The article makes some disputable particular points, but overall, the author rightly shows that a strong distinction between fact and opinion is not coherent. A supposed “fact/value” distinction was in ascendancy in some philosophical circles a century ago, but has been cogently criticized for at least fifty years. Innumerable examples can be adduced to suggest fluidity in both directions: one can have a difference of opinion about who is the best baseball player, but such opinion is itself constrained by facts—there may not be one right answer, but there are very many clearly mistaken answers. From the other direction, how one construes what “the facts” are (or at least what their significance is) is affected by what we value, the moral commitments we have. Again, from this side, we can’t completely “make up” facts, but even contemporary neuroscience affirms that what we actually “see” is affected by our commitments.
Oftentimes, it is good practice to ignore comment boxes (except at dotCommonweal, of course), but my concern was amplified by the comments that followed.

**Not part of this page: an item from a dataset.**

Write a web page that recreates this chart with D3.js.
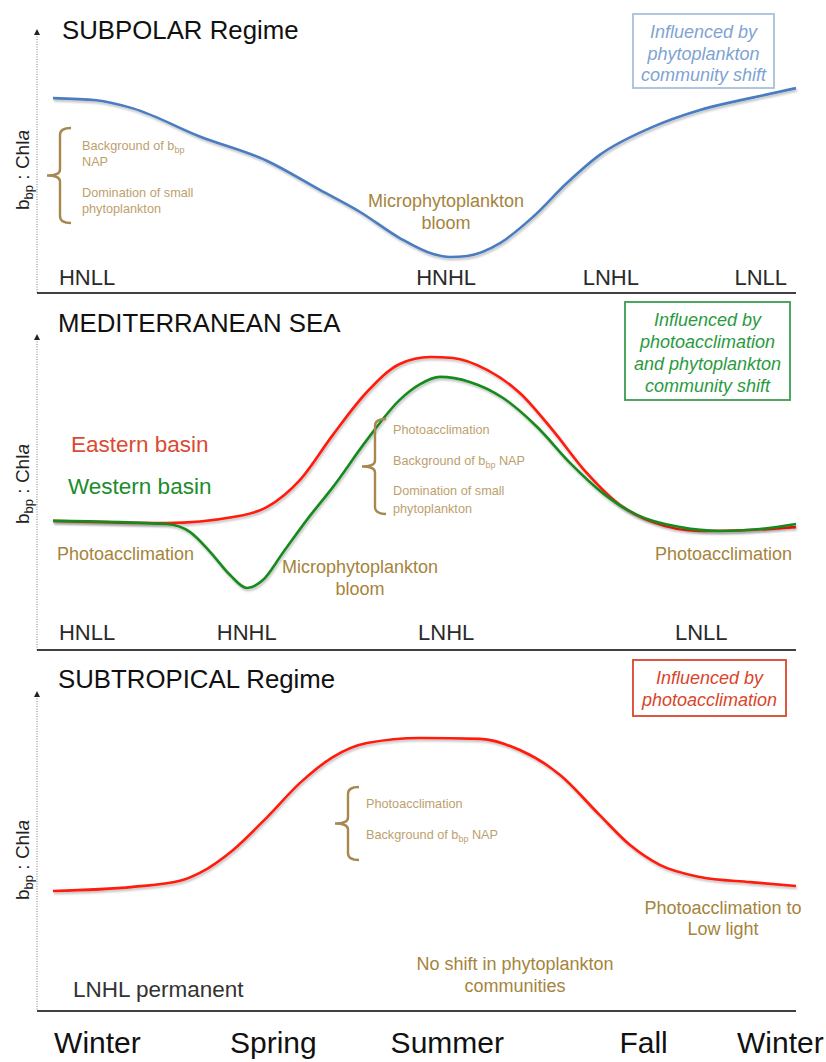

The Times curates the comments, and so its “picks” rise to the top—and, astonishingly, most of the picks represent quite sane and rational responders who strongly reject the author’s claim, and who want very strongly to adhere to this distinction. As one commenter put it:
After reading many of the comments, it seems as though the great majority of the adults reading this blog don't believe in moral facts. And yet, many of them express this by vehemently claiming that McBrayer is WRONG to impose his view on others (implying that it is a moral fact that one shouldn't do this). Believing in moral facts allow us to call certain practices wrong. I believe slavery was and is wrong and that those who ever thought it was permissible had false beliefs—not just that we happened to change our feelings about it. One can believe in moral facts without being the moralistic monster many are claiming Professor McBrayer is (a judgment that seems to be based on the fact that someone apparently noticed he teaches philosophy of religion—an ad hominem if I've ever seen one). The extreme reactions here astound me.
Count me astonished, too. It is well-known that, with a depressing frequency, those on the far Right abandon reasoned discourse about what we should do; it is a supposed virtue that the political Left is more careful about these matters—say, on the economy or the environment. Yet here we have apparently well-educated Times readers displaying very fundamental irrationality. The great achievements of the Progressive Left in the last century—the New Deal, unionism, and civil rights—all sprang from quite firm moral convictions. And indeed, I still think many of these commentators in practice retain these convictions. What is alarming is that they reject a public discourse that could appeal to these moral commitments…at least as anything other than majoritarian preference.